Pada masa kejayaan kampung babakan (sekrang baok), di mana Islam belum masuk ke daerah ini, maka diduga Embah Bulu dan putranya Gagak Lumayung bukan beragama Islam, bisa saja mereka beragama Hindu atau Budha. Islam baru dikenal di daerah itu (menurut cerita sesepuh desa) ketika adanya kehadiran seorang ulama yang berma Eyang Kalamuddin. Dia dikenal sebagai ulama yang cerdas, bijaksana, dan penuh dengan charisma keilmuan yang dimilikinya. Dengan perjuangan dia, maka daerah itu dalam kurun waktu + 7 tahun saja semuanya sudah memeluk agama Islam. Memang tidak dimungkiri, walaupun 100% sudah menganut agama Islam, tetap saja paham-paham kepercayaan animism dan dinamisme masih melekat disebagian masyarakat. Tidak heran sisa-sisa kepercayaan masih tampak jelas terlihat pada kegiatan tertentu masyarakat desa baok. Namun kelak paham-paham itu akan terkikis habis dengan sendirinya oleh kayakinan keislaman yang semakin mendalam pula.
Pada akhirnya dengan segala kekompakan, dan semangat persatuan, maka tokoh masyarakat bersama –sama dengan para ulama dan kiayi sepakat untuk mendirikan sebuah desa.
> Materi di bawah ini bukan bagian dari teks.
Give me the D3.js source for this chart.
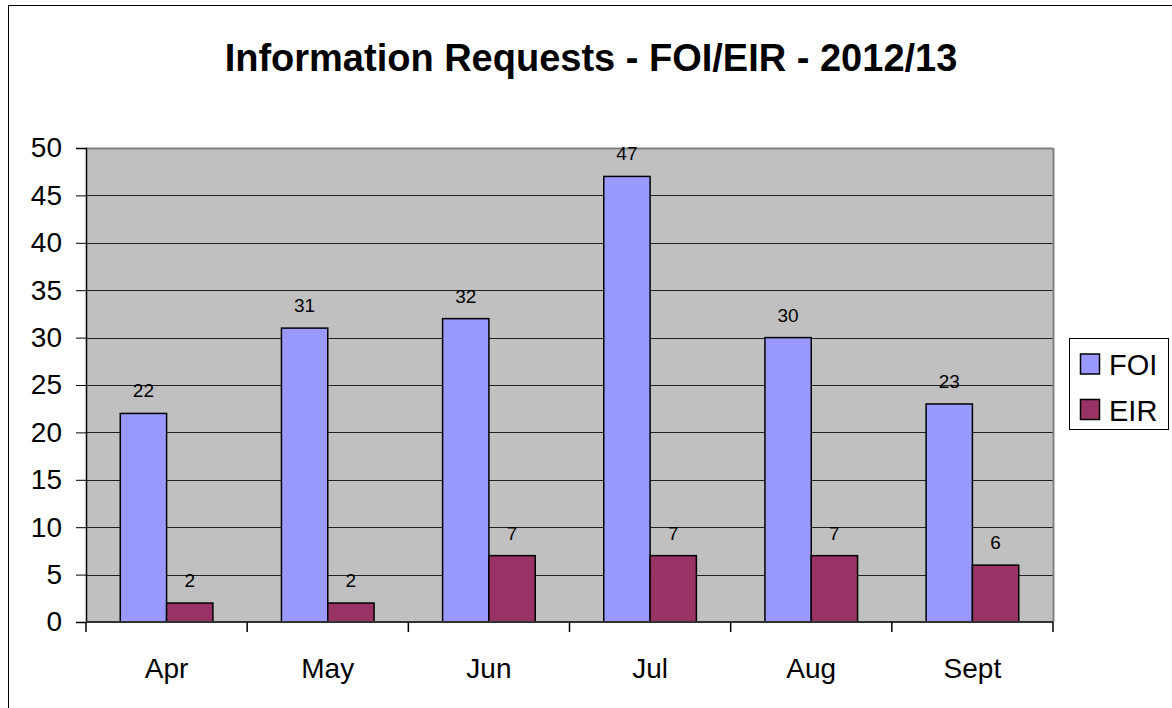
<!DOCTYPE html>
<html><head><meta charset="utf-8">
<script src="https://cdn.jsdelivr.net/npm/d3@7"></script>
<style>body{margin:0;background:#fff;} text{font-family:"Liberation Sans",Arial,sans-serif;}</style>
</head><body>
<svg id="c" width="1172" height="708"></svg>
<script>
const categories = ["Apr","May","Jun","Jul","Aug","Sept"];
const seriesNames = ["FOI","EIR"];
const foiValues = [22,31,32,47,30,23];
const eirValues = [2,2,7,7,7,6];
const yTicks = [0,5,10,15,20,25,30,35,40,45,50];
const title = "Information Requests - FOI/EIR - 2012/13";
const colors = {FOI:"#9999FF", EIR:"#993366"};

const svg = d3.select("#c");
// outer chart border (left/top visible)
svg.append("rect").attr("x",8.5).attr("y",5.5).attr("width",1200).attr("height",800)
  .attr("fill","none").attr("stroke","#000").attr("stroke-width",1);

const L=86, R=1053, T=148, B=622;
const x = d3.scaleBand().domain(categories).range([L,R]).paddingInner(0).paddingOuter(0);
const x1 = d3.scaleBand().domain(seriesNames).range([0,x.bandwidth()]).paddingInner(0).paddingOuter(0.74);
const y = d3.scaleLinear().domain([0,50]).range([B,T]);

// plot background
svg.append("rect").attr("x",L).attr("y",T).attr("width",R-L).attr("height",B-T).attr("fill","#C0C0C0");
// gridlines
svg.append("g").selectAll("line").data(yTicks.filter(d=>d>0)).join("line")
  .attr("x1",L).attr("x2",R).attr("y1",d=>Math.round(y(d))+0.5).attr("y2",d=>Math.round(y(d))+0.5)
  .attr("stroke",d=>d===50?"#808080":"#222").attr("stroke-width",d=>d===50?2:1);
// right border of plot
svg.append("line").attr("x1",R+0.5).attr("x2",R+0.5).attr("y1",T).attr("y2",B).attr("stroke","#808080").attr("stroke-width",2);

// bars
const data = categories.map((c,i)=>({c, vals:[{s:"FOI",v:foiValues[i]},{s:"EIR",v:eirValues[i]}]}));
const g = svg.append("g").selectAll("g").data(data).join("g").attr("transform",d=>`translate(${x(d.c)},0)`);
g.selectAll("rect").data(d=>d.vals).join("rect")
  .attr("x",d=>x1(d.s)).attr("width",x1.bandwidth())
  .attr("y",d=>y(d.v)).attr("height",d=>y(0)-y(d.v))
  .attr("fill",d=>colors[d.s]).attr("stroke","#000").attr("stroke-width",1.5);
g.selectAll("text").data(d=>d.vals).join("text")
  .attr("x",d=>x1(d.s)+x1.bandwidth()/2).attr("y",d=>y(d.v)-16)
  .attr("text-anchor","middle").attr("font-size",19).text(d=>d.v);

// axes
const yAxis = d3.axisLeft(y).tickValues(yTicks).tickSize(10).tickPadding(14);
const ya = svg.append("g").attr("transform",`translate(${L},0)`).call(yAxis);
ya.select(".domain").attr("stroke","#000").attr("stroke-width",1.5);
ya.selectAll("line").attr("stroke","#000");
ya.selectAll("text").attr("font-size",28).attr("fill","#000").attr("font-family","Liberation Sans, Arial, sans-serif");

const xa = svg.append("g").attr("transform",`translate(0,${B})`);
xa.append("line").attr("x1",L).attr("x2",R).attr("y1",0).attr("y2",0).attr("stroke","#333").attr("stroke-width",2);
xa.selectAll("line.t").data(categories.concat(["_end"])).join("line").attr("class","t")
  .attr("x1",d=>d==="_end"?R:x(d)).attr("x2",d=>d==="_end"?R:x(d)).attr("y1",0).attr("y2",10).attr("stroke","#000").attr("stroke-width",1.5);
xa.selectAll("text").data(categories).join("text")
  .attr("x",d=>x(d)+x.bandwidth()/2).attr("y",56).attr("text-anchor","middle").attr("font-size",28).text(d=>d);

// title
svg.append("text").attr("x",591).attr("y",71).attr("text-anchor","middle")
  .attr("font-size",38).attr("font-weight","bold").text(title);

// legend
const lg = svg.append("g");
lg.append("rect").attr("x",1069.5).attr("y",338.5).attr("width",99).attr("height",91)
  .attr("fill","#fff").attr("stroke","#000").attr("stroke-width",1);
seriesNames.forEach((s,i)=>{
  const yy = 354 + i*45.5;
  lg.append("rect").attr("x",1080.5).attr("y",yy).attr("width",19).attr("height",20)
    .attr("fill",colors[s]).attr("stroke","#000").attr("stroke-width",1.5);
  lg.append("text").attr("x",1109).attr("y",yy+21).attr("font-size",29).text(s);
});
</script>
</body></html>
Maka pada tanggal 20 April 1832, bertepatan dengan tanggal 18 Dzul Qo’dah 1247 Hijriyah.
Jadi jika merujuk pada cerita ini, maka pendirian desa baok tidak bertepatan dengan peringatan Isra Mi’raj (seperti tertulis pada beberapa lembaran cerita desa baok), karena tanggal 27 Rajab 1247 H, justru bertepatan dengan tanggal 1 Januari 1832 M.
Terlepas dari sama atau tidaknya konversi tanggal seperti disebutkan di atas, yang jelas pada leluhur baok saat itu bertekad untuk mendirikan sebuah desa, di mana pada awalnya hanya berstatus sebagai sebuah kampung babakan yang menginduk ke desa Garajati, walhasil sejak tanggal 20 April 1832 itu, kampung babakan berubah dan berdiri sendiri menjadi sebuah desa dengan seorang kuwu pada masa itu.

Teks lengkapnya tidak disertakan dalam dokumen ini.